White House Press Secretary Sean Spicer is about to hold his third official press briefing.
The briefing is scheduled to begin at 1:00 p.m. Eastern Time. It can be viewed live in the embedded YouTube player via The White House.
Spicer will almost certainly be asked today about President Donald Trump’s announcement of a major investigation into voter fraud. During yesterday’s conference, Spicer confirmed that President Trump believes that millions of people voted illegally in the 2016 election and that this is the only reason he lost the popular vote; however, Spicer was not able to cite any evidence whatsoever of widespread voter fraud.

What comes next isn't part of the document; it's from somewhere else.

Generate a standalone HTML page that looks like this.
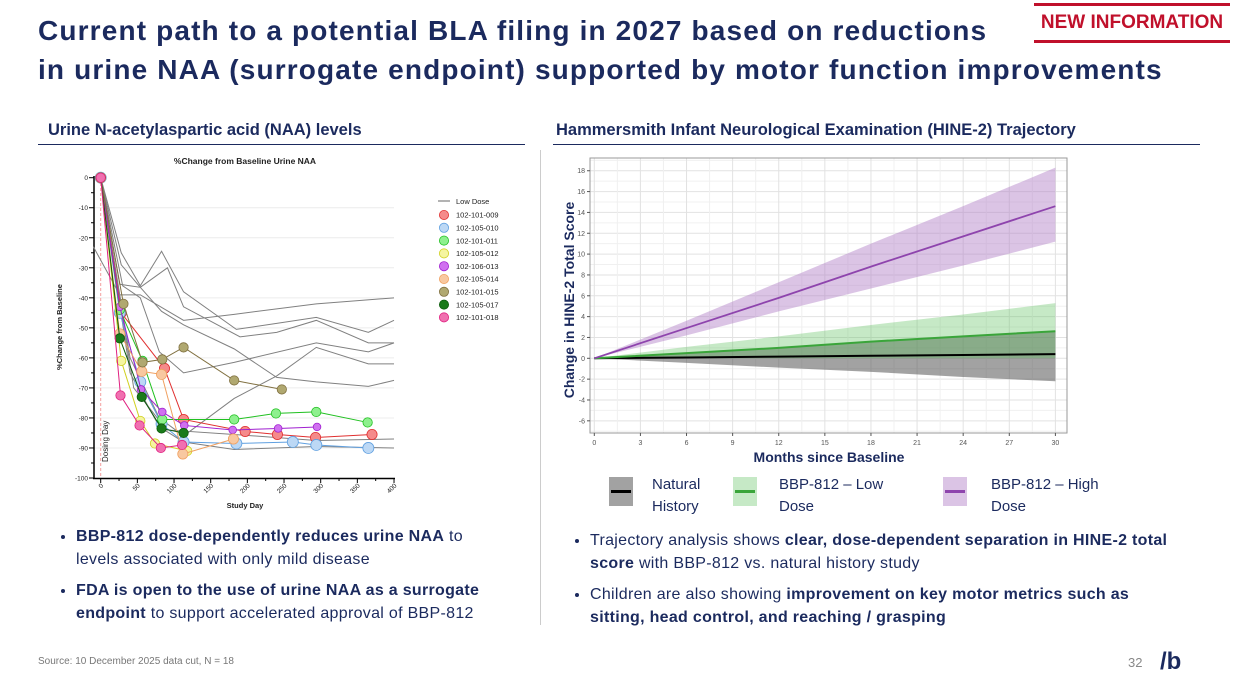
<!DOCTYPE html>
<html><head><meta charset="utf-8"><style>
body{margin:0;width:1234px;height:687px;background:#fff;font-family:"Liberation Sans",sans-serif;position:relative;overflow:hidden;color:#1b2a5e}
.abs{position:absolute}
.title{left:38px;top:11px;font-size:28px;letter-spacing:1.15px;font-weight:bold;line-height:39px;color:#1b2a5e;white-space:nowrap}
.hdr{font-size:16.5px;font-weight:bold;white-space:nowrap}
.bul{font-size:16px;letter-spacing:0.3px;line-height:23px;color:#1b2a5e;white-space:nowrap}
.bul li{margin-bottom:8px}
ul{margin:0;padding-left:24px}
b{font-weight:bold}
</style></head><body>
<div class="abs title">Current path to a potential BLA filing in 2027 based on reductions<br>in urine NAA (surrogate endpoint) supported by motor function improvements</div>
<div class="abs" style="left:1034px;top:3px;width:196px;height:34px;border-top:3px solid #c0102b;border-bottom:3px solid #c0102b;color:#c0102b;font-weight:bold;font-size:19px;line-height:34px;text-align:center">NEW INFORMATION</div>
<div class="abs hdr" style="left:48px;top:121px">Urine N-acetylaspartic acid (NAA) levels</div>
<div class="abs hdr" style="left:556px;top:121px">Hammersmith Infant Neurological Examination (HINE-2) Trajectory</div>
<div class="abs" style="left:38px;top:144px;width:487px;height:1px;background:#1b2a5e"></div>
<div class="abs" style="left:553px;top:144px;width:647px;height:1px;background:#1b2a5e"></div>
<div class="abs" style="left:540px;top:150px;width:1px;height:475px;background:#ccc"></div>

<svg class="abs" style="left:0;top:0" width="1234" height="687" id="svg"></svg>

<div class="abs bul" style="left:52px;top:525px;width:480px"><ul>
<li><b>BBP-812 dose-dependently reduces urine NAA</b> to<br>levels associated with only mild disease</li>
<li><b>FDA is open to the use of urine NAA as a surrogate<br>endpoint</b> to support accelerated approval of BBP-812</li></ul></div>
<div class="abs bul" style="left:566px;top:529px;width:640px"><ul>
<li>Trajectory analysis shows <b>clear, dose-dependent separation in HINE-2 total<br>score</b> with BBP-812 vs. natural history study</li>
<li>Children are also showing <b>improvement on key motor metrics such as<br>sitting, head control, and reaching / grasping</b></li></ul></div>
<div class="abs" style="left:38px;top:656px;font-size:10px;color:#777">Source: 10 December 2025 data cut, N = 18</div>
<div class="abs" style="left:1128px;top:655px;font-size:13px;color:#888">32</div>
<div class="abs" style="left:1160px;top:648px;font-size:24px;color:#1b2a5e;font-weight:bold">/b</div>

<script>
const NS="http://www.w3.org/2000/svg";
const svg=document.getElementById('svg');
function mk(t,a,p){const e=document.createElementNS(NS,t);for(const k in a)e.setAttribute(k,a[k]);(p||svg).appendChild(e);return e;}
function tx(s,a,p){const e=mk('text',a,p);e.textContent=s;return e;}

/* ---------- Left chart data ---------- */
const naaYTicks=[0,-10,-20,-30,-40,-50,-60,-70,-80,-90,-100];
const naaXTicks=[0,50,100,150,200,250,300,350,400];
const lowDoseLines=[
 [[-10,-23],[26,-39],[54,-39],[113,-47.5],[182,-45.5],[294,-42],[400,-40]],
 [[0,0],[28,-25],[54,-36],[83,-24.5],[113,-38],[185,-50.5],[240,-48.5],[294,-46.5],[365,-51.5],[400,-47.5]],
 [[0,0],[28,-29],[54,-36.5],[91,-30],[113,-43],[190,-53],[240,-51.5],[294,-47.5],[365,-55],[400,-55]],
 [[0,0],[26,-35.5],[54,-36.5],[83,-44.5],[113,-49],[182,-57],[240,-66.5],[294,-68],[365,-69.5],[400,-67.5]],
 [[0,0],[30,-36],[54,-40],[80,-58],[113,-65],[182,-61.5],[294,-55],[365,-58],[400,-55]],
 [[0,0],[40,-60],[80,-80],[113,-86],[182,-73.5],[240,-66],[294,-56.5],[365,-62],[400,-62]],
 [[0,0],[40,-65],[80,-83],[113,-88],[182,-90.5],[294,-89.5],[400,-90]],
 [[0,0],[45,-70],[90,-84],[182,-85.5],[294,-87.5],[400,-87]]
];
const patIds=['102-101-009','102-105-010','102-101-011','102-105-012','102-106-013','102-105-014','102-101-015','102-105-017','102-101-018'];
const patFill=['#f58a8a','#bcd8f5','#8ef08e','#f5f5a0','#d070f0','#f8c8a0','#b0a870','#1a7a1a','#f070b0'];
const patLine=['#e03030','#60a0e0','#20c020','#d0d020','#a020d0','#f0a060','#807040','#0a5a0a','#e02080'];
const patR=[6,6.5,5.5,5.5,4.5,6,5.5,5.5,5.5];
const patData=[
 [[0,0],[28,-45],[87,-63.5],[113,-80.5],[197,-84.5],[241,-85.5],[293,-86.5],[370,-85.5]],
 [[0,0],[26,-45],[54,-68],[83,-82],[113,-88],[185,-88.5],[262,-88],[294,-89],[365,-90]],
 [[0,0],[26,-44],[57,-61],[84,-80.5],[182,-80.5],[239,-78.5],[294,-78],[364,-81.5]],
 [[0,0],[28,-61],[54,-81],[74,-88.5],[118,-91]],
 [[0,0],[26,-43],[55,-70.5],[84,-78],[114,-82.5],[180,-84],[242,-83.5],[295,-83]],
 [[0,0],[26,-52],[56,-64.5],[83,-65.5],[112,-92],[181,-87]],
 [[0,0],[31,-42],[57,-61.5],[84,-60.5],[113,-56.5],[182,-67.5],[247,-70.5]],
 [[0,0],[26,-53.5],[56,-73],[83,-83.5],[113,-85]],
 [[0,0],[27,-72.5],[53,-82.5],[82,-90],[111,-89]]
];
const lx=d=>100.7+d*0.7333, ly=v=>177.7-v*3.003;
const L=mk('g',{});


tx('%Change from Baseline Urine NAA',{x:245,y:164,'font-size':8.5,'font-weight':'bold','text-anchor':'middle',fill:'#222'},L);
naaYTicks.forEach(v=>{ if(v<0&&v>-100) mk('line',{x1:94,x2:394,y1:ly(v),y2:ly(v),stroke:'#ececec','stroke-width':1},L);
 mk('line',{x1:89,x2:94,y1:ly(v),y2:ly(v),stroke:'#000'},L);
 tx(String(v),{x:88,y:ly(v)+2.5,'font-size':6.5,'text-anchor':'end',fill:'#222'},L);});
for(let v=-5;v>-100;v-=10) mk('line',{x1:91,x2:94,y1:ly(v),y2:ly(v),stroke:'#000'},L);
mk('line',{x1:94,x2:94,y1:176,y2:479,stroke:'#000','stroke-width':1.5},L);
mk('line',{x1:93,x2:395,y1:478.5,y2:478.5,stroke:'#000','stroke-width':1.5},L);
naaXTicks.forEach(d=>{mk('line',{x1:lx(d),x2:lx(d),y1:478,y2:483,stroke:'#000'},L);
 tx(String(d),{x:lx(d)+3,y:486,'font-size':6.5,'text-anchor':'end',fill:'#222',transform:`rotate(-45 ${lx(d)+3} 486)`},L);});
naaXTicks.slice(0,-1).forEach(d=>mk('line',{x1:lx(d+25),x2:lx(d+25),y1:478,y2:481,stroke:'#000'},L));
mk('line',{x1:lx(0),x2:lx(0),y1:178,y2:478,stroke:'#f4a0a0','stroke-dasharray':'3,2'},L);
tx('Dosing Day',{x:108,y:462,'font-size':8,fill:'#222',transform:'rotate(-90 108 462)'},L);
tx('%Change from Baseline',{x:62,y:327,'font-size':7.5,'font-weight':'bold','text-anchor':'middle',fill:'#222',transform:'rotate(-90 62 327)'},L);
tx('Study Day',{x:245,y:508,'font-size':7.5,'font-weight':'bold','text-anchor':'middle',fill:'#222'},L);
lowDoseLines.forEach(s=>{const p=mk('polyline',{points:s.map(q=>lx(q[0])+','+ly(q[1])).join(' '),fill:'none',stroke:'#808080','stroke-width':1},L);
 
 });
patData.forEach((s,i)=>{const g=mk('g',{},L);
 
 
 mk('polyline',{points:s.map(q=>lx(q[0])+','+ly(q[1])).join(' '),fill:'none',stroke:patLine[i],'stroke-width':1},g);
 s.forEach(q=>mk('circle',{cx:lx(q[0]),cy:ly(q[1]),r:patR[i]*0.85,fill:patFill[i],stroke:patLine[i],'stroke-width':0.8},g));});
const lg=mk('g',{},L);


mk('line',{x1:438,x2:450,y1:201,y2:201,stroke:'#808080','stroke-width':1.2},lg);
tx('Low Dose',{x:456,y:204,'font-size':7.5,fill:'#222'},lg);
patIds.forEach((id,i)=>{const y=215+i*12.8;
 mk('circle',{cx:444,cy:y,r:4.6,fill:patFill[i],stroke:patLine[i],'stroke-width':0.8},lg);
 tx(id,{x:456,y:y+2.7,'font-size':7.5,fill:'#222'},lg);});

/* ---------- Right chart data ---------- */
const months=[0,6,12,18,24,30];
const highMean=[0,2.9,5.8,8.8,11.7,14.6];
const highUp=[0,3.6,7.3,11,14.6,18.3];
const highLo=[0,2.2,4.5,6.7,8.9,11.2];
const lowMean=[0,0.5,1.0,1.6,2.1,2.6];
const lowUp=[0,1.1,2.1,3.2,4.2,5.3];
const lowLo=[0,0,0,0,0,0];
const natMean=[0,0.08,0.16,0.24,0.32,0.4];
const natUp=[0,0.5,1.0,1.6,2.1,2.6];
const natLo=[0,-0.44,-0.9,-1.3,-1.8,-2.2];
const hYTicks=[-6,-4,-2,0,2,4,6,8,10,12,14,16,18];
const hXTicks=[0,3,6,9,12,15,18,21,24,27,30];
const rx=m=>594.3+m*15.37, ry=v=>358.3-v*10.42;
const R=mk('g',{});


mk('rect',{x:590,y:158,width:477,height:275,fill:'#fff',stroke:'#999','stroke-width':1},R);
for(let v=-7;v<=19;v++){if(ry(v)>159&&ry(v)<432) mk('line',{x1:590.5,x2:1066.5,y1:ry(v),y2:ry(v),stroke:v%2==0?'#e2e2e2':'#f0f0f0','stroke-width':1},R);}
for(let m=0;m<=30;m+=1.5){mk('line',{x1:rx(m),x2:rx(m),y1:158.5,y2:432.5,stroke:m%3==0?'#e2e2e2':'#f0f0f0','stroke-width':1},R);}
function band(up,lo,fill,op,name){const pts=months.map((m,i)=>rx(m)+','+ry(up[i])).concat(months.slice().reverse().map((m,j)=>{const i=months.length-1-j;return rx(m)+','+ry(lo[i]);}));
 const p=mk('polygon',{points:pts.join(' '),fill:fill,'fill-opacity':op},R);
 
 }
function line(v,c,w,name){const p=mk('polyline',{points:months.map((m,i)=>rx(m)+','+ry(v[i])).join(' '),fill:'none',stroke:c,'stroke-width':w},R);
 
 }
band(natUp,natLo,'#555',0.55,'natural-history-band');
band(lowUp,lowLo,'#5cbf5c',0.35,'low-dose-band');
band(highUp,highLo,'#b07cc6',0.45,'high-dose-band');
line(natMean,'#000',2,'natural-history-line');
line(lowMean,'#3aa53a',2,'low-dose-line');
line(highMean,'#8e44ad',1.8,'high-dose-line');
hYTicks.forEach(v=>{mk('line',{x1:587,x2:590,y1:ry(v),y2:ry(v),stroke:'#555'},R);
 tx(String(v),{x:585,y:ry(v)+2.5,'font-size':7,'text-anchor':'end',fill:'#555'},R);});
hXTicks.forEach(m=>{mk('line',{x1:rx(m),x2:rx(m),y1:433,y2:436,stroke:'#555'},R);
 tx(String(m),{x:rx(m),y:445,'font-size':7,'text-anchor':'middle',fill:'#555'},R);});
tx('Months since Baseline',{x:829,y:462,'font-size':14,'font-weight':'bold','text-anchor':'middle',fill:'#1b2a5e'},R);
tx('Change in HINE-2 Total Score',{x:574,y:300,'font-size':14,'font-weight':'bold','text-anchor':'middle',fill:'#1b2a5e',transform:'rotate(-90 574 300)'},R);
const leg=[['#555',0.55,'#000',['Natural','History'],609,652],['#5cbf5c',0.35,'#3aa53a',['BBP-812 – Low','Dose'],733,779],['#b07cc6',0.45,'#8e44ad',['BBP-812 – High','Dose'],943,991]];
leg.forEach(e=>{const g=mk('g',{},R);
 
 
 mk('rect',{x:e[4],y:477,width:24,height:29,fill:e[0],'fill-opacity':e[1]},g);
 mk('line',{x1:e[4]+2,x2:e[4]+22,y1:491.5,y2:491.5,stroke:e[2],'stroke-width':3},g);
 tx(e[3][0],{x:e[5],y:489,'font-size':15,fill:'#1b2a5e'},g);
 tx(e[3][1],{x:e[5],y:511,'font-size':15,fill:'#1b2a5e'},g);});
</script>
</body></html>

Another topic of discussion will be President Trump’s plan to sign an executive order enabling the construction of a wall along the southern border. Still many questions remain unanswered, including what the timeline of its construction would be and how it will be initially funded. And as Trump shifts his focus to immigration issues, it’s still not clear how the administration will deal with the Deferred Action for Childhood Arrivals program, which gives protection to people who arrived in the United States illegally when they were children. During the campaign, Trump promised to reverse this.
“We will immediately terminate President Obama’s two illegal executive amnesties, in which he defied federal law and the constitution to give amnesty to approximately 5 million illegal immigrants,” Trump said during an immigration speech in August 2016.
However, Trump has since implied he might not completely reverse DACA, saying in December that “we’re going to work something out” for these immigrants who were brought to the U.S. as children and don’t have full legal status.
In addition, Spicer will likely be asked about a Washington Post report that President Trump is considering authorizing the CIA to reopen “black site” prisons and reinstitute interrogation tactics that were stopped by President Obama. Senator John McCain responded to this report this morning, saying that no matter what executive order the president might sign, the United States will not be engaging in torture.
“During both our personal conversations and his confirmation hearing, CIA Director Mike Pompeo repeatedly committed to me that he will comply with the law that applies the Army Field Manual’s interrogation requirements to all U.S. agencies, including the CIA,” McCain said in a statement. “In response to written questions from the Senate Armed Services Committee, Secretary of Defense James Mattis said he ‘support[s] using the Army Field Manual as the single standard for all U.S. military interrogations.’ I am confident these leaders will be true to their word.”